Atas itu, Mirah berkeyakinan pasti ada PHK, dan celakanya lagi hingga kini belum ada arah pembicaraan yang menuju ke isu soal pesangon. Jika pun ada, maka itu tak lebih sebagai kompensasi belaka yang cuma menjadi masalah baru bagi pekerja setelah tak lagi bekerja kedepannya.
"Ini bukan nominal pesangon! Para pekerja itu membutuhkan kepastian untuk mendapatkan kebutuhan dengan layak dan berkesinambungan," sergah Mirah.
Simpang Siur
Apa yang diteriakkan Mirah mungkin saja benar. Peniadaan petugas di gardu tol harus diakui tak terbantahkan. Namun demikian, muncul kejanggalan di balik jumlah pekerja yang terancam.
Jika sebelumnya Mirah di bawah bendera ASPEK menyebut ada 20 ribu pekerja tol yang akan terbuang. Namun jumlah ini tak sinkron dengan jumlah pekerja yang disebut Jasa Marga. "Total pegawai Jasa Marga 9.900 karyawan," ujar Direktur Utama Jasa Marga Desi Arryani.
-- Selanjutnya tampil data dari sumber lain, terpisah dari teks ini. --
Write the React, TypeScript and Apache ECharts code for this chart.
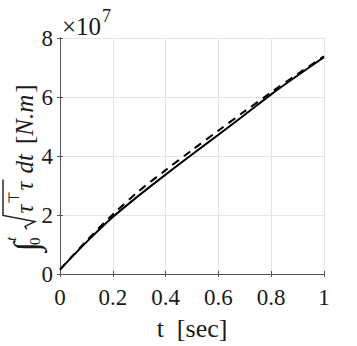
import React, { useEffect, useRef } from "react";
import * as echarts from "echarts";

// time samples [sec]
const tValues = [0, 0.1, 0.2, 0.3, 0.4, 0.5, 0.6, 0.7, 0.8, 0.9, 1.0];
// cumulative effort, in units of 1e7 N.m
const solidValues = [0.15, 1.08, 1.93, 2.67, 3.37, 4.05, 4.72, 5.4, 6.09, 6.73, 7.35];
const dashedValues = [0.15, 1.12, 2.02, 2.82, 3.52, 4.2, 4.86, 5.52, 6.16, 6.78, 7.38];
const xTickLabels = ["0", "0.2", "0.4", "0.6", "0.8", "1"];
const yTickLabels = ["0", "2", "4", "6", "8"];
const exponentBase = "×10";
const exponentPower = "7";

const FAMILY = "Liberation Serif";
const TEXT = "#1a1a1a";

function fontStr(size: number, italic = false) {
  return `${italic ? "italic " : ""}${size}px ${FAMILY}`;
}

function measure(text: string, size: number, italic = false): number {
  const c = document.createElement("canvas").getContext("2d");
  if (!c) return text.length * size * 0.5;
  c.font = fontStr(size, italic);
  return c.measureText(text).width;
}

function textEl(text: string, size: number, italic: boolean, x: number, y: number, align = "left") {
  return {
    type: "text",
    x,
    y,
    style: {
      text,
      font: fontStr(size, italic),
      fontSize: size,
      fontFamily: FAMILY,
      fontStyle: italic ? "italic" : "normal",
      fill: TEXT,
      textAlign: align,
      textVerticalAlign: "middle",
      align,
      verticalAlign: "middle",
    },
  };
}

function buildYName(): any[] {
  const items: any[] = [];
  const S = 25;
  const s = 15;
  let x = 0;
  const txt = (text: string, size: number, italic: boolean, dy: number, at: number) => {
    items.push(textEl(text, size, italic, at, dy));
    return measure(text, size, italic);
  };
  // integral with limits
  const wi = txt("∫", 35, false, 2, x);
  x += wi;
  const wt = txt("t", s, true, -13, x + 1);
  const w0 = txt("0", s, false, 11, x - 3);
  x += Math.max(wt, w0) + 5;
  // radical
  const r0 = x;
  x += 16;
  const w1 = txt("τ", S, true, 0, x);
  x += w1;
  const wT = txt("⊤", s, false, -10, x);
  x += wT + 1;
  const w2 = txt("τ", S, true, 0, x);
  x += w2 + 2;
  items.push({
    type: "polyline",
    shape: {
      points: [
        [r0, 3],
        [r0 + 3, 1],
        [r0 + 8, 11],
        [r0 + 14, -21],
        [x, -21],
      ],
    },
    style: { stroke: TEXT, lineWidth: 1.4, fill: "none" },
  });
  x += 6;
  const wd = txt("dt", S, true, 0, x);
  x += wd + 10;
  const wb = txt("[", S, false, 0, x);
  x += wb;
  const wn = txt("N.m", S, true, 0, x);
  x += wn + 2;
  const wc = txt("]", S, false, 0, x);
  x += wc;
  const L = x;
  items.forEach((it) => {
    if (it.type === "text") it.x -= L / 2;
    else it.shape.points = it.shape.points.map((p: number[]) => [p[0] - L / 2, p[1]]);
  });
  return items;
}

export default function App() {
  const ref = useRef<HTMLDivElement>(null);
  useEffect(() => {
    if (!ref.current) return;
    const chart = echarts.init(ref.current, undefined, { renderer: "svg" });
    const axisLine = { show: true, lineStyle: { color: "#555", width: 1 } };
    const tick = { show: true, inside: true, length: 3, lineStyle: { color: "#555" } };
    const labelStyle = { fontSize: 23, fontFamily: FAMILY, color: TEXT };
    const grid = { show: true, lineStyle: { color: "#e4e4e4", width: 1 } };
    const solid = tValues.map((t, i) => [t, solidValues[i]]);
    const dashed = tValues.map((t, i) => [t, dashedValues[i]]);
    const ePow = measure(exponentBase, 25);
    chart.setOption({
      animation: false,
      backgroundColor: "#fff",
      textStyle: { fontFamily: FAMILY },
      grid: { left: 60, right: 33, top: 38, bottom: 70, containLabel: false },
      xAxis: [
        {
          type: "value",
          min: 0,
          max: 1,
          interval: 0.2,
          position: "bottom",
          axisLine,
          axisTick: tick,
          splitLine: grid,
          axisLabel: {
            ...labelStyle,
            margin: 12,
            formatter: (v: number) => xTickLabels[Math.round(v / 0.2)] ?? "",
          },
          name: "t  [sec]",
          nameLocation: "middle",
          nameGap: 41,
          nameTextStyle: { fontSize: 26, fontFamily: FAMILY, color: TEXT },
        },
        {
          type: "value",
          min: 0,
          max: 1,
          interval: 0.2,
          position: "top",
          axisLine,
          axisTick: tick,
          splitLine: { show: false },
          axisLabel: { show: false },
        },
      ],
      yAxis: [
        {
          type: "value",
          min: 0,
          max: 8,
          interval: 2,
          position: "left",
          axisLine,
          axisTick: tick,
          splitLine: grid,
          axisLabel: {
            ...labelStyle,
            margin: 7,
            formatter: (v: number) => yTickLabels[Math.round(v / 2)] ?? "",
          },
        },
        {
          type: "value",
          min: 0,
          max: 8,
          interval: 2,
          position: "right",
          axisLine,
          axisTick: tick,
          splitLine: { show: false },
          axisLabel: { show: false },
        },
      ],
      series: [
        {
          type: "line",
          data: dashed,
          smooth: 0.3,
          showSymbol: false,
          lineStyle: { color: "#000", width: 2, type: [8, 6] },
          xAxisIndex: 0,
          yAxisIndex: 0,
        },
        {
          type: "line",
          data: solid,
          smooth: 0.3,
          showSymbol: false,
          lineStyle: { color: "#000", width: 2 },
          xAxisIndex: 0,
          yAxisIndex: 0,
        },
      ],
      graphic: [
        {
          type: "group",
          x: 24,
          y: 168,
          rotation: Math.PI / 2,
          children: buildYName(),
        },
        textEl(exponentBase, 25, false, 62, 26),
        textEl(exponentPower, 18, false, 62 + ePow + 1, 16),
      ],
    });
    return () => chart.dispose();
  }, []);
  return (
    <div
      ref={ref}
      style={{ position: "fixed", left: 0, top: 0, width: 357, height: 346, background: "#fff" }}
    />
  );
}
Desi menyebut, saat ini jumlah panjang tol yang dikelola PT Jasa Marga secara keseluruhan baru mencapai 625 kilometer dan diproyeksikan akan bertambah menjadi 1.260 kilometer hingga 2019.
Dari angka itu, diketahui jumlah gardu tol yang tersebar di seluruh Indonesia mencapai 1.150 gardu. Dan ini artinya jika dikalikan dengan rata-rata lima orang pekerja di gardu tol, maka hanya ada 5.750 pekerja saja.
Cukup pelik juga mencari angka pasti berapa jelasnya pekerja yang berpotensi dirugikan dari penerapan kartu elektronik. Apalagi sumber di Jasa Marga menegaskan, para pekerja yang mengeluh itu tidak ada kaitannya dengan mereka. Sebabnya, sejak gagasan tol otomatis digulirkan pada tahun lalu, seluruh pekerja yang terkait Jasa Marga justru tak mempersoalkannya.
Sementara itu, Assistant Vice President Corporate Communication PT Jasa Marga Dwimawan Heru, tak menampik jika memang akan ada pengurangan pekerja di tol. Namun demikian jumlahnya tak sebanyak yang ditakutkan. Itu pun masih bersifat pengalihan profesi, atau dengan kata lain tidak ada PHK.
"Nanti ada pengawas GTO (gerbang tol otomatis). Jumlahnya memang tak sebanyak dulu. Yang tidak jadi pengawas nanti ada alih profesi," ujar Dwimawan.
Petugas mengoperasikan mesin anjungan kartu non tunai jalan tol Trans Sumatera, di pintu tol Helvetia Medan, Sumatera Utara. (ANTARA FOTO/Septianda Perdana)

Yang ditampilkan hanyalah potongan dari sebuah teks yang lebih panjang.